* **Stated exercise**: Print the material below exactly as it stands, please, from its first line to the line holding "years = np.arange(1945, 2019)", with no pictures.

---- Dataset excerpt

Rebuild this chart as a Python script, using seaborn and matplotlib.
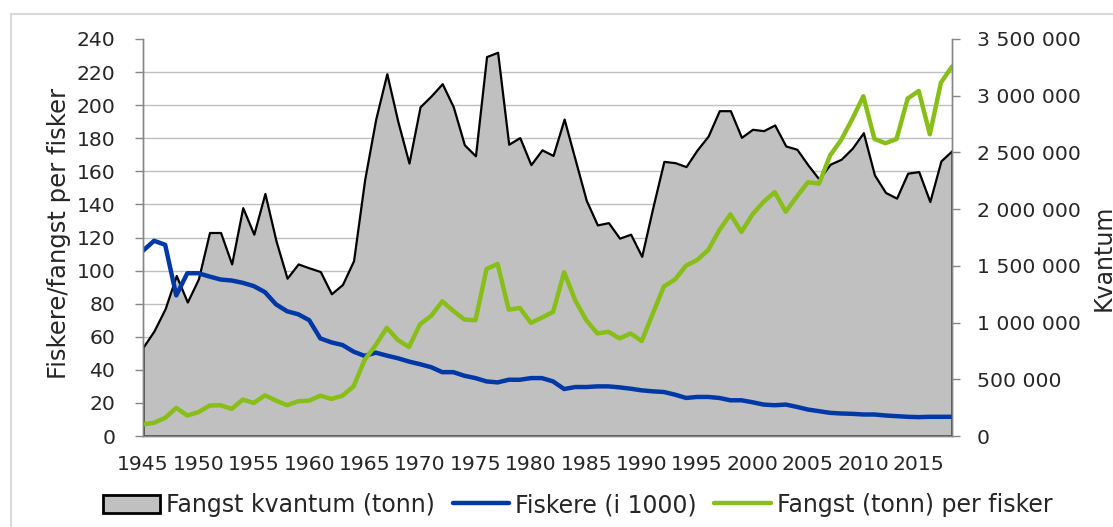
import numpy as np
import matplotlib
matplotlib.use("Agg")
import matplotlib.pyplot as plt
from matplotlib.patches import Patch, Rectangle
from matplotlib.lines import Line2D
from matplotlib.ticker import FuncFormatter, MultipleLocator
import seaborn as sns

# Data, 1945-2018
years = np.arange(1945, 2019)

kvantum = [782000, 928000, 1123000, 1415000, 1181000, 1385000, 1794000, 1794000, 1517000, 2013000,
           1779000, 2138000, 1721000, 1391000, 1517000, 1482000, 1450000, 1254000, 1336000, 1546000,
           2260000, 2794000, 3194000, 2771000, 2406000, 2902000, 2998000, 3106000, 2902000, 2567000,
           2470000, 3345000, 3383000, 2572000, 2631000, 2392000, 2523000, 2473000, 2794000, 2435000,
           2077000, 1861000, 1881000, 1744000, 1779000, 1584000, 2013000, 2421000, 2410000, 2375000,
           2522000, 2645000, 2868000, 2868000, 2633000, 2704000, 2692000, 2742000, 2557000, 2528000,
           2390000, 2264000, 2396000, 2440000, 2537000, 2674000, 2302000, 2147000, 2097000, 2317000,
           2331000, 2067000, 2425000, 2516000]

fiskere = [112, 118, 115.6, 85, 98.4, 98.4, 96.4, 94.6, 94, 92.6,
           90.6, 87, 79.6, 75.4, 73.6, 70, 59, 56.6, 55, 51,
           48.4, 50.4, 48.6, 47, 45, 43.4, 41.6, 38.6, 38.6, 36.4,
           35, 33, 32.4, 34, 34, 35, 35, 33, 28.4, 29.6,
           29.6, 30, 30, 29.4, 28.6, 27.6, 27, 26.6, 25, 23,
           23.6, 23.6, 23, 21.6, 21.6, 20.4, 19, 18.6, 19, 17.6,
           16, 15, 14, 13.6, 13.4, 13, 13, 12.4, 12, 11.6,
           11.4, 11.6, 11.6, 11.6]

per_fisker = [7, 8, 11, 17, 12.4, 14.4, 18.4, 18.6, 16.4, 22,
              20, 24.6, 21.4, 18.6, 21, 21.4, 24.4, 22.4, 24.4, 30,
              46, 55, 65.4, 58, 53.8, 67.6, 72.6, 81.4, 75.6, 70.4,
              70, 101, 104, 76.4, 77.4, 68.4, 71.6, 75, 99, 82,
              70, 62, 63, 59, 62, 57.4, 74, 90.4, 94.6, 103,
              106.4, 112.4, 124.4, 134, 123.4, 134, 141.6, 147.4, 135.6, 144.8,
              153.4, 152.6, 169.6, 179, 191.6, 205.4, 179.6, 177, 179.6, 204,
              208.6, 182.4, 213.6, 223.4]

year_labels = [str(y) if y % 5 == 0 else "" for y in years]

sns.set_style("white")
plt.rcParams["font.family"] = ["DejaVu Sans"]
fs = 14.7
grey = "#868686"
blue = "#0038A8"
green = "#88BE18"
area_grey = "#C0C0C0"

fig = plt.figure(figsize=(11.13, 5.27), dpi=100)
fig.patches.append(Rectangle((11 / 1113, -0.1), 1.2, 1 - 14 / 527 + 0.1,
                             transform=fig.transFigure, fill=False,
                             edgecolor="#D9D9D9", linewidth=1.5))

ax_area = fig.add_axes([143 / 1113, 1 - 436 / 527, (952 - 143) / 1113, (436 - 39) / 527])
ax_lines = ax_area.twinx()

# area (kvantum) on the right-hand scale
ax_area.fill_between(years, kvantum, color=area_grey, edgecolor="black", linewidth=1.6)
ax_area.set_ylim(0, 3500000)
ax_area.set_xlim(1945, 2018)
ax_area.yaxis.tick_right()
ax_area.yaxis.set_label_position("right")
ax_area.yaxis.set_major_locator(MultipleLocator(500000))
ax_area.yaxis.set_major_formatter(FuncFormatter(lambda v, p: f"{int(v):,}".replace(",", " ")))
# gridlines follow the left axis steps (20 units)
ax_area.set_yticks(np.linspace(0, 3500000, 13), minor=True)
ax_area.grid(which="minor", axis="y", color="#BFBFBF", linewidth=1.0)
ax_area.grid(which="major", visible=False)
ax_area.set_axisbelow(True)
ax_area.tick_params(axis="y", which="major", direction="out", length=6, width=1,
                    color=grey, labelsize=fs, pad=12)
ax_area.tick_params(axis="y", which="minor", length=0)
ax_area.set_ylabel("Kvantum", fontsize=17)
ax_area.yaxis.set_label_coords(1.172, 0.45)
ax_area.set_xticks(years)
ax_area.set_xticklabels(year_labels)
ax_area.tick_params(axis="x", direction="out", length=7, width=1, color=grey,
                    labelsize=fs, pad=7)

# lines on the left-hand scale
sns.lineplot(x=years, y=fiskere, ax=ax_lines, color=blue, linewidth=3.2, legend=False)
sns.lineplot(x=years, y=per_fisker, ax=ax_lines, color=green, linewidth=3.2, legend=False)
ax_lines.set_ylim(0, 240)
ax_lines.set_xlim(1945, 2018)
ax_lines.yaxis.tick_left()
ax_lines.yaxis.set_label_position("left")
ax_lines.yaxis.set_major_locator(MultipleLocator(20))
ax_lines.tick_params(axis="y", direction="out", length=6, width=1, color=grey,
                     labelsize=fs, pad=14)
ax_lines.set_ylabel("Fiskere/fangst per fisker", fontsize=17.5)
ax_lines.yaxis.set_label_coords(-0.089, 0.51)

for a in (ax_area, ax_lines):
    for side in ("left", "right", "bottom"):
        a.spines[side].set_color(grey)
        a.spines[side].set_linewidth(1)
    a.spines["top"].set_visible(False)

handles = [Patch(facecolor=area_grey, edgecolor="black", linewidth=2),
           Line2D([0], [0], color=blue, linewidth=3.2),
           Line2D([0], [0], color=green, linewidth=3.2)]
labels = ["Fangst kvantum (tonn)", "Fiskere (i 1000)", "Fangst (tonn) per fisker"]
fig.legend(handles, labels, loc="center", bbox_to_anchor=(578 / 1113, 1 - 505 / 527),
           ncol=3, frameon=False, fontsize=17, handlelength=2.4, handleheight=0.8,
           handletextpad=0.25, columnspacing=0.75, borderpad=0)

fig.savefig("out.png", dpi=100)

--------

* **Reply**:
Rebuild this chart as a Python script, using seaborn and matplotlib.
import numpy as np
import matplotlib
matplotlib.use("Agg")
import matplotlib.pyplot as plt
from matplotlib.patches import Patch, Rectangle
from matplotlib.lines import Line2D
from matplotlib.ticker import FuncFormatter, MultipleLocator
import seaborn as sns

# Data, 1945-2018
years = np.arange(1945, 2019)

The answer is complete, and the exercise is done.